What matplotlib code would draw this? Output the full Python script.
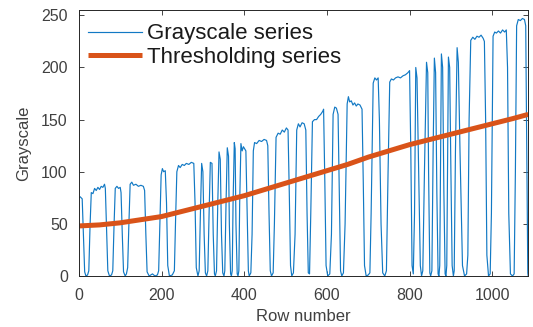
import matplotlib
matplotlib.use("Agg")
import matplotlib.pyplot as plt

# Grayscale series (row number, grayscale value)
gray_x = [0, 3, 8, 11, 14, 17, 21, 24, 27, 30, 34, 38, 42, 46, 50, 54, 58, 62, 64, 67, 70, 74, 79, 82, 85, 88,
          92, 96, 100, 102, 105, 108, 112, 115, 118, 121, 124, 128, 132, 138, 144, 150, 156, 159, 162, 165, 170,
          178, 184, 190, 193, 196, 199, 202, 205, 209, 212, 215, 219, 226, 231, 234, 237, 241, 245, 250, 255, 260,
          266, 272, 278, 281, 284, 288, 291, 294, 297, 300, 303, 306, 309, 312, 315, 318, 322, 325, 328, 330, 333,
          336, 339, 342, 345, 348, 351, 353, 356, 359, 362, 364, 367, 369, 371, 373, 376, 378, 380, 383, 385, 387,
          389, 392, 395, 398, 401, 404, 407, 410, 412, 416, 419, 422, 425, 430, 436, 442, 448, 454, 457, 460, 463,
          466, 470, 473, 477, 482, 487, 492, 497, 502, 506, 509, 512, 515, 519, 523, 527, 531, 535, 540, 545, 549,
          552, 555, 558, 561, 565, 570, 575, 580, 585, 590, 592, 595, 598, 602, 607, 611, 615, 619, 623, 627, 630,
          633, 636, 640, 644, 649, 652, 655, 659, 663, 667, 671, 675, 680, 685, 688, 691, 695, 700, 704, 707, 712,
          716, 720, 724, 727, 731, 735, 740, 744, 748, 752, 756, 761, 766, 772, 778, 784, 790, 796, 800, 803, 806,
          809, 812, 815, 818, 822, 826, 829, 832, 836, 841, 844, 846, 849, 851, 854, 857, 860, 863, 866, 869, 871,
          873, 877, 880, 883, 886, 888, 890, 894, 897, 900, 903, 906, 908, 911, 915, 918, 922, 928, 933, 938, 941,
          944, 948, 953, 958, 963, 968, 973, 978, 981, 984, 987, 991, 995, 998, 1002, 1006, 1010, 1015, 1020, 1025,
          1030, 1034, 1037, 1040, 1044, 1049, 1053, 1056, 1059, 1063, 1068, 1073, 1078, 1081, 1084, 1086, 1087]
gray_y = [75, 76, 74, 40, 4, 0, 1, 5, 48, 80, 79, 84, 82, 85, 83, 86, 85, 88, 84, 45, 5, 0, 1, 5, 48, 84,
          86, 84, 85, 80, 40, 4, 0, 2, 8, 50, 88, 90, 87, 88, 86, 87, 86, 82, 40, 4, 0,
          2, 0, 1, 5, 50, 97, 103, 100, 101, 70, 10, 0, 1, 5, 55, 100, 106, 104, 107, 106, 108,
          107, 109, 108, 70, 8, 0, 5, 60, 108, 100, 40, 3, 0, 5, 60, 109, 108, 40, 2, 0, 5,
          70, 119, 112, 40, 3, 0, 5, 70, 123, 115, 50, 2, 0, 5, 70, 128, 122, 50, 2, 0, 5,
          70, 127, 120, 124, 122, 120, 60, 5, 0, 3, 40, 120, 128, 127, 130, 129, 131, 130, 125, 60, 5,
          0, 3, 50, 133, 137, 136, 140, 138, 142, 140, 80, 10, 0, 3, 40, 140, 146, 143, 147, 146, 140,
          60, 3, 2, 60, 148, 150, 150, 153, 155, 158, 160, 90, 10, 0, 2, 40, 155, 162, 161, 155, 80,
          5, 0, 3, 50, 165, 172, 167, 168, 164, 166, 163, 165, 164, 160, 90, 10, 0, 1, 3, 60, 185,
          190, 188, 190, 150, 50, 3, 0, 5, 100, 186, 189, 188, 190, 191, 190, 192, 193, 195, 197, 120, 10,
          2, 60, 200, 190, 100, 10, 0, 5, 100, 205, 195, 100, 3, 0, 5, 120, 209, 195, 80, 2, 0,
          10, 213, 200, 80, 2, 0, 10, 210, 200, 100, 10, 0, 5, 120, 219, 205, 120, 10, 0, 2, 20,
          150, 226, 229, 227, 230, 229, 231, 228, 225, 150, 20, 0, 2, 60, 230, 234, 233, 235, 233, 236,
          234, 236, 200, 60, 2, 0, 2, 100, 240, 246, 245, 247, 246, 240, 100, 3, 0]

# Thresholding series
thresh_x = [0, 50, 100, 150, 200, 250, 300, 350, 400, 450, 500, 550, 600, 650, 700, 750, 800, 850, 900, 950,
            1000, 1050, 1087]
thresh_y = [48, 49, 51, 54, 57, 62, 67, 72, 77, 83, 89, 95, 101, 107, 114, 120, 126, 131, 136, 141,
            146, 151, 155]

xticks = [0, 200, 400, 600, 800, 1000]
yticks = [0, 50, 100, 150, 200, 250]

plt.rcParams['font.family'] = ['Liberation Sans', 'DejaVu Sans']
fig = plt.figure(figsize=(5.33, 3.27), dpi=100)
ax = fig.add_axes([0.148, 0.156, 0.843, 0.813])

ax.plot(gray_x, gray_y, color='#1279C4', lw=0.85, label='Grayscale series')
ax.plot(thresh_x, thresh_y, color='#D95319', lw=3.6, label='Thresholding series', solid_capstyle='butt')

ax.set_xlim(0, 1087)
ax.set_ylim(0, 255)
ax.set_xticks(xticks)
ax.set_yticks(yticks)
txtc = '#404040'
ax.tick_params(direction='in', top=True, right=True, length=3.5, width=0.6, colors='#262626',
               labelsize=11.5, labelcolor=txtc)
ax.tick_params(axis='x', pad=9)
ax.tick_params(axis='y', pad=8)
for s in ax.spines.values():
    s.set_color('#262626')
    s.set_linewidth(0.7)
ax.set_xlabel('Row number', fontsize=12, color=txtc, labelpad=4)
ax.set_ylabel('Grayscale', fontsize=12, color=txtc, labelpad=7)

leg = ax.legend(loc='upper left', bbox_to_anchor=(0.02, 0.95), frameon=False, fontsize=16,
                handlelength=2.45, handletextpad=0.2, labelspacing=0.1, borderpad=0, borderaxespad=0)
for t in leg.get_texts():
    t.set_color('#1a1a1a')

fig.savefig('out.png', dpi=100)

Requirement: Extract the lines exactly, please: the first line of the listing, the line with "import matplotlib.pyplot as plt", and every line between them, but no pictures.

Task answer:
What matplotlib code would draw this? Output the full Python script.
import matplotlib
matplotlib.use("Agg")
import matplotlib.pyplot as plt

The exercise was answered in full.